How much control do you really have over your actions? These brain regions provide clues
Alien limb syndrome isn’t as extraterrestrial as it sounds—but it’s still pretty freaky. Patients complain that one of their hands has gone “rogue,” reaching for things without their knowledge.
“They sit on their hand trying to get it not to move,” says Ryan Darby, a neurologist and neuroscientist at Vanderbilt University in Nashville. “They’re not crazy. They know there’s not something controlling their arm, that it’s not possessed. But they really feel like they don’t have control.”
Now, a study analyzing the locations of brain lesions in these patients—and those who have akinetic mutism, in which people can scratch an itch and chew food placed into their mouths without being aware they’ve initiated these movements—are shedding light on how our brains know what’s going on with our bodies.
The work shows how neuroscience is beginning to approach elements of the biological nature of free will.
“I think it’s really nice work, carefully done and thoughtfully presented,” says Kevin Mitchell, a neurogeneticist at Trinity College in Dublin who studies perception and who wasn’t involved in the study.
Philosophers have wrestled with questions of free will—that is, whether we are active drivers or passive observers of our decisions—for millennia. Neuroscientists tap-dance around it, asking instead why most of us feel like we have free will. They do this by looking at rare cases in which people seem to have lost it.
Patients with both alien limb syndrome and akinetic mutism have lesions in their brains, but there doesn’t seem to be a consistent pattern. So Darby and his colleagues turned to a relatively new technique known as lesion network mapping.
They combed the literature for brain imaging studies of both types of patients and mapped out all of their reported brain lesions. Then they plotted those lesions onto maps of brain regions that reliably activate together at the same time, better known as brain networks. While the individual lesions in patients with the rare movement disorders appeared to occur without rhyme or reason, the team found, those seemingly arbitrary locations fell within distinct brain networks.
The researchers compared their results with those from people who lost some voluntary movement after receiving temporary brain stimulation, which uses low-voltage electrodes or targeted magnetic fields to temporarily “knock offline” brain regions.

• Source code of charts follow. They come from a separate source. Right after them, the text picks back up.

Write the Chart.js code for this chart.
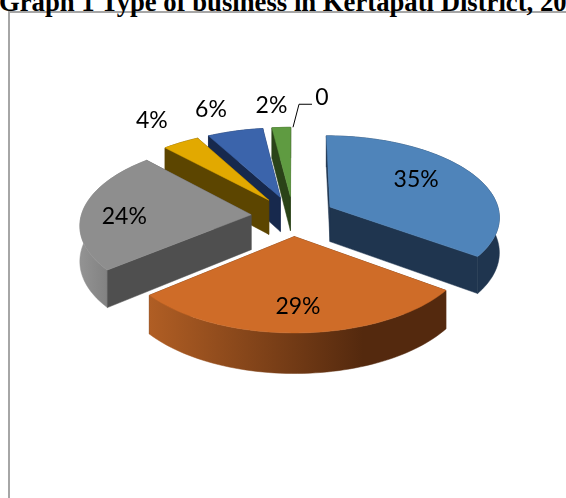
<!DOCTYPE html>
<html>
<head>
<meta charset="utf-8">
<title>Graph 1</title>
<script src="https://cdn.jsdelivr.net/npm/chart.js@4"></script>
<style>
  html, body { margin: 0; background: #fff; overflow: hidden; width: 566px; height: 498px; }
  #title {
    position: absolute; left: -1px; top: -13px; margin: 0; white-space: nowrap;
    font: bold 26.7px "Liberation Serif", serif; color: #000;
  }
  #frame {
    position: absolute; left: 8px; top: 11px; width: 570px; height: 500px;
    border-left: 2px solid #a6a6a6; border-top: 2px solid #a6a6a6;
  }
  #pie { position: absolute; left: 0; top: 0; }
</style>
</head>
<body>
<div id="frame"></div>
<h1 id="title">Graph 1 Type of business in Kertapati District, 20</h1>
<canvas id="pie" width="566" height="498"></canvas>
<script>
// percentages, clockwise from 12 o'clock
const categories = ['Type 1', 'Type 2', 'Type 3', 'Type 4', 'Type 5', 'Type 6', 'Type 7'];
const shares = [35, 29, 24, 4, 6, 2, 0];
const sliceLabels = ['35%', '29%', '24%', '4%', '6%', '2%', '0'];

const topColors = ['#4f84ba', '#cf6c28', '#8e8e8e', '#e2a900', '#3b64ab', '#5f9b41', '#a5a5a5'];
const wallColors = ['#1f354f', '#54290e', '#4f4f4f', '#5c4500', '#17294d', '#2a4318', '#444444'];
const rimColors = [
    ['#1f354f', '#1f354f'],
    ['#b05e24', '#54290e'],
    ['#939393', '#757575'],
    ['#5c4500', '#5c4500'],
    ['#17294d', '#17294d'],
    ['#2a4318', '#2a4318'],
    ['#444444', '#444444']
];

// label placement: fraction of radius along the slice middle, then a small nudge
const labelRadius = [0.6, 0.75, 0.76, 1.1, 1.1, 1.1, 1.0];
const labelNudge = [[0, -7], [-1, 0], [1, 6], [-21, -17], [-20, -16], [-9, -16], [29, -30]];

const TILT = 0.476;
const PERSPECTIVE = 0.11;
const DEPTH = 35;

function project(arc, mx, my, h) {
    const s = 1 / (1 - PERSPECTIVE * my / arc.outerRadius);
    return [arc.x + mx * s, arc.y + (my * TILT + h) * s];
}

function slicePoint(arc, angle, r, h) {
    const mid = (arc.startAngle + arc.endAngle) / 2;
    const off = arc.options.offset;
    const mx = Math.cos(mid) * off + Math.cos(angle) * r;
    const my = Math.sin(mid) * off + Math.sin(angle) * r;
    return project(arc, mx, my, h);
}

function fillPath(ctx, pts, color) {
    ctx.beginPath();
    pts.forEach((p, i) => i ? ctx.lineTo(p[0], p[1]) : ctx.moveTo(p[0], p[1]));
    ctx.closePath();
    ctx.fillStyle = color;
    ctx.strokeStyle = color;
    ctx.lineWidth = 0.5;
    ctx.fill();
    ctx.stroke();
}

// a radial wall shows only if the top face lies above its edge on screen
function wallVisible(apex, rimPoint, inside) {
    const ex = rimPoint[0] - apex[0], ey = rimPoint[1] - apex[1];
    const wx = inside[0] - apex[0], wy = inside[1] - apex[1];
    return (ex * wy - ey * wx) * Math.sign(ex) < 0;
}

function drawSlice(ctx, arc, i) {
    const R = arc.outerRadius;
    const a0 = arc.startAngle, a1 = arc.endAngle;
    const steps = Math.max(4, Math.ceil((a1 - a0) / 0.03));
    const rimTop = [], rimBottom = [];
    for (let k = 0; k <= steps; k++) {
        const a = a0 + (a1 - a0) * k / steps;
        rimTop.push(slicePoint(arc, a, R, 0));
        rimBottom.push(slicePoint(arc, a, R, DEPTH));
    }
    const apexTop = slicePoint(arc, a0, 0, 0);
    const apexBottom = slicePoint(arc, a0, 0, DEPTH);
    const inside = rimTop[Math.round(steps / 2)];

    const walls = [0, steps].map(n => ({
        pts: [apexTop, rimTop[n], rimBottom[n], apexBottom],
        front: wallVisible(apexTop, rimTop[n], inside)
    }));
    walls.filter(w => !w.front).forEach(w => fillPath(ctx, w.pts, wallColors[i]));

    const xs = rimTop.map(p => p[0]);
    const grad = ctx.createLinearGradient(Math.min(...xs), 0, Math.max(...xs), 0);
    grad.addColorStop(0, rimColors[i][0]);
    grad.addColorStop(0.72, rimColors[i][1]);
    fillPath(ctx, rimTop.concat(rimBottom.slice().reverse()), grad);

    walls.filter(w => w.front).forEach(w => fillPath(ctx, w.pts, wallColors[i]));
    fillPath(ctx, [apexTop].concat(rimTop), arc.options.backgroundColor);
}

const pie3d = {
    id: 'pie3d',
    // the library's flat arcs are replaced by projected ones built from the same elements
    beforeDatasetDraw(chart) {
        const ctx = chart.ctx;
        const arcs = chart.getDatasetMeta(0).data;
        const order = arcs.map((a, i) => i).filter(i => arcs[i].endAngle - arcs[i].startAngle > 0.001);
        order.sort((p, q) => {
            const mid = a => (a.startAngle + a.endAngle) / 2;
            return Math.sin(mid(arcs[p])) - Math.sin(mid(arcs[q]));
        });
        ctx.save();
        order.forEach(i => drawSlice(ctx, arcs[i], i));
        ctx.restore();
        return false;
    },
    afterDatasetsDraw(chart) {
        const ctx = chart.ctx;
        const arcs = chart.getDatasetMeta(0).data;
        ctx.save();
        ctx.font = '23px Lato, sans-serif';
        ctx.fillStyle = '#000';
        ctx.textAlign = 'center';
        ctx.textBaseline = 'middle';
        arcs.forEach((arc, i) => {
            const mid = (arc.startAngle + arc.endAngle) / 2;
            const p = slicePoint(arc, mid, arc.outerRadius * labelRadius[i], 0);
            const x = p[0] + labelNudge[i][0], y = p[1] + labelNudge[i][1];
            if (arc.endAngle - arc.startAngle <= 0.001) {
                // leader for the empty slice
                ctx.beginPath();
                ctx.moveTo(p[0], p[1]);
                ctx.lineTo(p[0] + 6, y + 7);
                ctx.lineTo(x - 10, y + 7);
                ctx.strokeStyle = '#000';
                ctx.lineWidth = 1;
                ctx.stroke();
            }
            ctx.fillText(sliceLabels[i], x, y);
        });
        ctx.restore();
    }
};

new Chart(document.getElementById('pie'), {
    type: 'pie',
    data: {
        labels: categories,
        datasets: [{
            data: shares,
            backgroundColor: topColors,
            offset: 42,
            borderWidth: 0
        }]
    },
    options: {
        responsive: false,
        animation: false,
        radius: 170,
        layout: { padding: { left: 20, right: 0, top: 0, bottom: 66 } },
        plugins: { legend: { display: false }, tooltip: { enabled: false } }
    },
    plugins: [pie3d]
});
</script>
</body>
</html>
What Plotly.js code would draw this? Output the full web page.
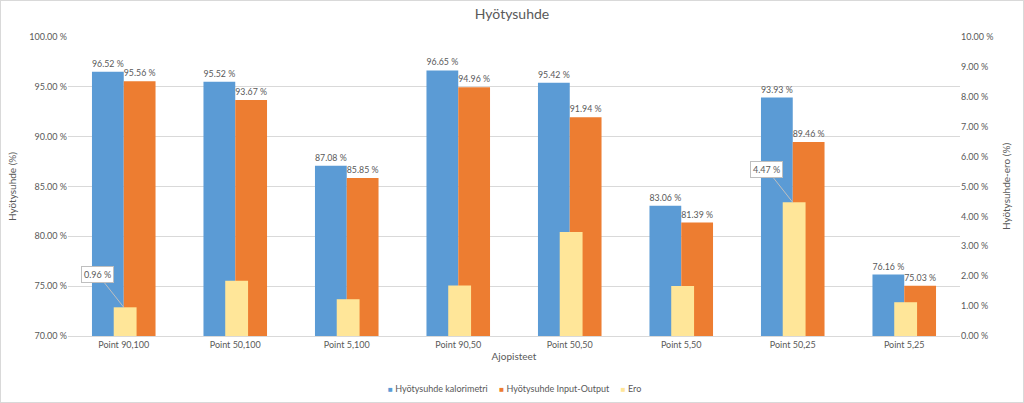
<!DOCTYPE html>
<html>
<head>
<meta charset="utf-8">
<script src="https://cdn.plot.ly/plotly-3.0.1.min.js"></script>
<style>
html,body{margin:0;padding:0;background:#fff;}
#wrap{width:1024px;height:403px;box-sizing:border-box;border:1px solid #d9d9d9;}
#chart{width:1022px;height:401px;}
</style>
</head>
<body>
<div id="wrap"><div id="chart"></div></div>
<script>
const categories = ["Point 90,100","Point 50,100","Point 5,100","Point 90,50","Point 50,50","Point 5,50","Point 50,25","Point 5,25"];
const kalorimetri = [96.52, 95.52, 87.08, 96.65, 95.42, 83.06, 93.93, 76.16];
const inputOutput = [95.56, 93.67, 85.85, 94.96, 91.94, 81.39, 89.46, 75.03];
const ero = [0.96, 1.85, 1.23, 1.69, 3.48, 1.67, 4.47, 1.13];
const eroLabelIdx = [0, 6];
const seriesNames = ['Hyötysuhde kalorimetri', 'Hyötysuhde Input-Output', 'Ero'];
const seriesColors = ['#5B9BD5', '#ED7D31', '#FFE699'];

const FONT = "Lato, 'Open Sans', 'Liberation Sans', sans-serif";
const GREY = "#595959";

const traces = [
  {type:'bar', name:seriesNames[0], x:categories, y:kalorimetri, showlegend:false,
   marker:{color:seriesColors[0]}, width:0.285, offset:-0.285,
   texttemplate:'%{y:.2f} %', textposition:'outside', cliponaxis:false,
   textfont:{size:9, color:GREY, family:FONT}, hoverinfo:'y'},
  {type:'bar', name:seriesNames[1], x:categories, y:inputOutput, showlegend:false,
   marker:{color:seriesColors[1]}, width:0.285, offset:0,
   texttemplate:'%{y:.2f} %', textposition:'outside', cliponaxis:false,
   textfont:{size:9, color:GREY, family:FONT}, hoverinfo:'y'},
  {type:'bar', name:seriesNames[2], x:categories, y:ero, yaxis:'y2', showlegend:false,
   marker:{color:seriesColors[2]}, width:0.205, offset:-0.09, hoverinfo:'y'}
];

const annotations = eroLabelIdx.map(i => ({
  x: categories[i], y: ero[i], xref:'x', yref:'y2',
  text: ero[i].toFixed(2) + ' %', showarrow:true, arrowhead:0, arrowwidth:1,
  arrowcolor:'#bfbfbf', ax:-26, ay:-33, bgcolor:'#ffffff', bordercolor:'#bfbfbf',
  borderwidth:1, borderpad:2, font:{size:9, color:GREY, family:FONT}
}));

// compact legend (small square swatch + name), as in the original
const GAP = '\u00a0\u00a0\u00a0\u00a0\u00a0';
annotations.push({
  xref:'paper', yref:'paper', x:0.5, y:-0.174, xanchor:'center', yanchor:'middle', showarrow:false,
  text: seriesNames.map((n, i) => '<span style="color:' + seriesColors[i] + ';font-size:8px">■</span> ' + n).join(GAP),
  font:{size:9, color:GREY, family:FONT}
});

const layout = {
  width:1022, height:401,
  margin:{l:67, r:63, t:36, b:66},
  paper_bgcolor:'#ffffff', plot_bgcolor:'#ffffff',
  font:{family:FONT, color:GREY, size:9},
  title:{text:'Hyötysuhde', font:{size:14, color:GREY, family:FONT}, x:0.5, xanchor:'center', y:0.98, yanchor:'top'},
  barmode:'overlay',
  showlegend:false,
  xaxis:{type:'category', title:{text:'Ajopisteet', font:{size:10, color:GREY}, standoff:4},
         showline:true, linecolor:'#d9d9d9', ticks:'', tickfont:{size:9, color:GREY}, showgrid:false},
  yaxis:{range:[70,100], dtick:5, tickformat:'.2f', ticksuffix:' %', showgrid:true, gridcolor:'#d9d9d9',
         zeroline:false, tickfont:{size:9, color:GREY},
         title:{text:'Hyötysuhde (%)', font:{size:10, color:GREY}, standoff:10}},
  yaxis2:{range:[0,10], dtick:1, tickformat:'.2f', ticksuffix:' %', overlaying:'y', side:'right',
          showgrid:false, zeroline:false, tickfont:{size:9, color:GREY},
          title:{text:'Hyötysuhde-ero (%)', font:{size:10, color:GREY}, standoff:10}},
  annotations: annotations
};

Plotly.newPlot('chart', traces, layout, {displayModeBar:false, staticPlot:true});
</script>
</body>
</html>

The networks that caused loss of voluntary movement or agency in those studies matched Darby and colleagues’ new lesion networks. This suggests that these networks are involved in voluntary movement and the perception that we’re in control of, and responsible for, our actions, the researchers report today in the Proceedings of the National Academy of Sciences.
In the patients with akinetic mutism, overlaps between their damaged networks “peaked” in a region of the brain called the anterior cingulate cortex (ACC), which is involved in voluntary movement. In patients with alien limb syndrome, the team found some overlap within the temporoparietal junction (TPJ), a brain region strongly implicated in self-awareness and agency. But the peak overlap actually fell in a little-studied region called the precuneus, which has also been linked to self-awareness.
Thus, regardless of whether we actually have free will, researchers are beginning to localize the areas that make us feel like we do.
Mitchell says the findings are intriguing, but cautions that just because lesions can reveal the brain networks implicated in cognitive functions such as volition or agency it doesn’t mean researchers understand what’s truly necessary for those functions and what isn’t. “If you remove the steering wheel of your car, you’re going to have trouble steering it, obviously,” he says. “But if you just have a steering wheel, you’re not going to have much luck steering either.”
Darby is careful to note that while volition and agency are elements related to free will, the new study doesn’t attempt to answer the overarching question of whether the human brain is independently responsible for its decisions and actions.
Yet it’s still “a very welcome paper,” says Patrick Haggard, a neuroscientist at University College London who has grappled with questions of free will. “The ability to decide and take action is fundamental to who a person is and how our society works,” he says. “For a long time, that was thought to be inaccessible to neuroscience. … This study is a good example that shows neuroscience is beginning to tackle how we act.”